Matthew McConaughey’s Dad Died During Sex
Apparently crazy runs through the McConaughey blood like beer and Twinkies runs through mine. Someone gave Matthew’s mom, Kay McConaughey, a book deal and she delivers a slightly disturbing account of her last moments with her husband.
“On Monday mornings, he and I often said goodbye by making love. But one day, all of a sudden, it just happened. I knew that something was wrong, because I didn’t hear anything from him. Just nothing But it was just the best way to go!”
Then to make you further upchuck your coffee she left him naked for paramedics to envy.
“I was just so proud to show off my big old Jim McConaughey — and his gift.”

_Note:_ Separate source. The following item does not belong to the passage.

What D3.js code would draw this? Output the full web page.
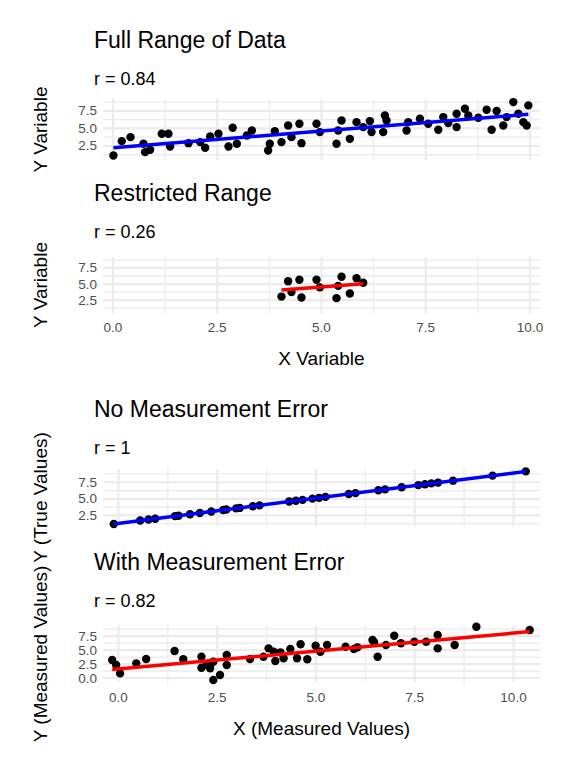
<!DOCTYPE html>
<html><head><meta charset="utf-8">
<script src="https://cdn.jsdelivr.net/npm/d3@7"></script>
<style>body{margin:0;background:#fff}text{font-family:"Liberation Sans",Arial,sans-serif}</style>
</head><body>
<svg id="c" width="576" height="768"></svg>
<script>
const fullX=[0.01,0.21,0.42,0.73,0.77,0.89,1.17,1.33,1.37,1.81,2.09,2.21,2.33,2.53,2.77,2.87,2.97,3.21,3.33,3.72,3.76,3.88,4.04,4.20,4.28,4.47,4.52,4.88,4.96,5.36,5.40,5.48,5.68,5.84,6.00,6.16,6.20,6.48,6.52,6.56,7.04,7.08,7.36,7.56,7.80,7.92,8.04,8.24,8.24,8.44,8.52,8.76,8.96,9.08,9.20,9.36,9.44,9.60,9.72,9.84,9.92,9.96];
const fullY=[1.14,3.19,3.76,2.81,1.62,1.95,4.24,4.24,2.43,2.90,3.05,2.24,3.86,4.24,2.43,5.10,2.81,4.0,4.71,1.86,2.81,4.62,3.05,5.43,3.76,5.67,2.90,5.67,4.48,2.81,4.71,6.14,3.52,5.90,5.19,6.05,4.48,4.48,6.86,6.14,4.71,5.90,6.38,5.67,4.81,6.62,5.76,5.19,7.10,7.81,6.86,6.52,7.67,4.81,7.48,5.43,6.62,8.76,7.10,5.90,5.43,8.29];
const trueX=[-0.12,0.55,0.76,0.93,1.43,1.52,1.81,2.06,2.35,2.65,2.73,2.98,3.07,3.40,3.57,4.32,4.49,4.66,4.91,5.08,5.24,5.83,6.00,6.58,6.75,7.17,7.59,7.76,7.92,8.09,8.47,9.47,10.31];
const trueY=[1.21,1.72,1.88,2.00,2.39,2.45,2.68,2.86,3.09,3.32,3.38,3.56,3.63,3.88,4.01,4.59,4.71,4.84,5.03,5.15,5.29,5.73,5.86,6.30,6.43,6.75,7.07,7.20,7.33,7.45,7.74,8.50,9.14];
const measX=[-0.16,-0.06,0.04,0.45,0.70,1.42,1.64,2.10,2.10,2.23,2.32,2.40,2.40,2.57,2.74,2.74,3.33,3.67,3.80,3.93,3.97,4.10,4.18,4.35,4.52,4.61,4.78,4.99,5.11,5.28,5.75,5.96,6.05,6.43,6.47,6.56,6.77,6.98,7.15,7.49,7.79,8.08,8.08,8.51,9.06,10.41];
const measY=[3.21,2.32,0.83,2.62,3.39,4.82,3.34,3.80,1.84,2.32,1.73,2.91,-0.36,0.54,4.11,2.32,3.39,3.80,5.30,4.70,3.04,4.59,3.52,5.18,3.52,6.02,3.34,5.77,4.70,5.89,5.59,5.18,5.48,6.79,6.38,3.80,5.89,7.55,6.20,6.48,6.48,7.68,5.30,5.89,9.16,8.57];
const xTicks=[0,2.5,5,7.5,10];
const yTicks=[2.5,5,7.5];
const yTicks4=[0,2.5,5,7.5];

const svg=d3.select("#c");
function fit(xs,ys){const mx=d3.mean(xs),my=d3.mean(ys);let sxy=0,sxx=0;xs.forEach((x,i)=>{sxy+=(x-mx)*(ys[i]-my);sxx+=(x-mx)**2});const b=sxy/sxx;return{b,a:my-b*mx};}
function panel(o){
  const g=svg.append("g");
  const x=d3.scaleLinear().domain(o.xd).range(o.xr);
  const y=d3.scaleLinear().domain(o.yd).range(o.yr);
  const L=103,R=540,T=o.yr[1],B=o.yr[0];
  const xm=[];for(let v=-1.25;v<=11.25;v+=2.5)xm.push(v);
  const ym=[];for(let v=-1.25;v<=10;v+=2.5)ym.push(v);
  xm.filter(v=>x(v)>=L&&x(v)<=R).forEach(v=>g.append("line").attr("x1",x(v)).attr("x2",x(v)).attr("y1",T).attr("y2",B).attr("stroke","#ebebeb").attr("stroke-width",1.3));
  ym.filter(v=>y(v)>=T&&y(v)<=B).forEach(v=>g.append("line").attr("x1",L).attr("x2",R).attr("y1",y(v)).attr("y2",y(v)).attr("stroke","#ebebeb").attr("stroke-width",1.3));
  xTicks.forEach(v=>g.append("line").attr("x1",x(v)).attr("x2",x(v)).attr("y1",T).attr("y2",B).attr("stroke","#ebebeb").attr("stroke-width",2.2));
  o.yt.forEach(v=>g.append("line").attr("x1",L).attr("x2",R).attr("y1",y(v)).attr("y2",y(v)).attr("stroke","#ebebeb").attr("stroke-width",2.2));
  o.yt.forEach(v=>g.append("text").attr("x",97).attr("y",y(v)+4.5).attr("text-anchor","end").attr("font-size",13.5).attr("fill","#4d4d4d").text(d3.format(".1f")(v)));
  g.append("text").attr("x",94).attr("y",o.ty).attr("font-size",23).text(o.title);
  g.append("text").attr("x",94).attr("y",o.ty+37).attr("font-size",18).text(o.r);
  g.append("text").attr("transform",`translate(47,${(T+B)/2}) rotate(-90)`).attr("text-anchor","middle").attr("font-size",19).text(o.ylab);
  if(o.xlab){
    xTicks.forEach(v=>g.append("text").attr("x",x(v)).attr("y",B+19).attr("text-anchor","middle").attr("font-size",13.5).attr("fill","#4d4d4d").text(d3.format(".1f")(v)));
    g.append("text").attr("x",(L+R)/2).attr("y",B+52).attr("text-anchor","middle").attr("font-size",19).text(o.xlab);
  }
  o.xs.forEach((v,i)=>g.append("circle").attr("cx",x(v)).attr("cy",y(o.ys[i])).attr("r",4.2).attr("fill","#000"));
  const f=fit(o.xs,o.ys),x0=d3.min(o.xs),x1=d3.max(o.xs);
  g.append("line").attr("x1",x(x0)).attr("x2",x(x1)).attr("y1",y(f.a+f.b*x0)).attr("y2",y(f.a+f.b*x1)).attr("stroke",o.col).attr("stroke-width",3.5);
}
const rx=[],ry=[];fullX.forEach((v,i)=>{if(v>=4&&v<=6){rx.push(v);ry.push(fullY[i]);}});
panel({xs:fullX,ys:fullY,xd:[0,10],xr:[113,530],yd:[0.5,9.2],yr:[160,99],yt:yTicks,title:"Full Range of Data",r:"r = 0.84",ty:48,ylab:"Y Variable",col:"#0000ff"});
panel({xs:rx,ys:ry,xd:[0,10],xr:[113,530],yd:[0.5,9.2],yr:[313,257],yt:yTicks,title:"Restricted Range",r:"r = 0.26",ty:201,ylab:"Y Variable",xlab:"X Variable",col:"#ff0000"});
panel({xs:trueX,ys:trueY,xd:[0,10],xr:[118.5,513.5],yd:[0.9,9.5],yr:[526,469],yt:yTicks,title:"No Measurement Error",r:"r = 1",ty:417,ylab:"Y (True Values)",col:"#0000ff"});
panel({xs:measX,ys:measY,xd:[0,10],xr:[118.5,513.5],yd:[-0.8,9.4],yr:[682.5,625.4],yt:yTicks4,title:"With Measurement Error",r:"r = 0.82",ty:570,ylab:"Y (Measured Values)",xlab:"X (Measured Values)",col:"#ff0000"});
</script></body></html>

I know that several of my friends adore Matty despite his abhorrence of deodorant, crazy naked bongo merriment and confused surfer/southern drawl. But the apple doesn’t fall far from the crazy tree. Just sayin’.
What Others Said:
Dlisted- “It’s nice to hear that crazy runs through the veins of the entire McConaughey family. I’m sure they also share the same bong too.”
Celeb Parasite- “Wow, I wish I was Kay’s husband. First, she kills him with her vagina, and then she shows his penis to paramedics. Yeah, that’s how I wanna go too.”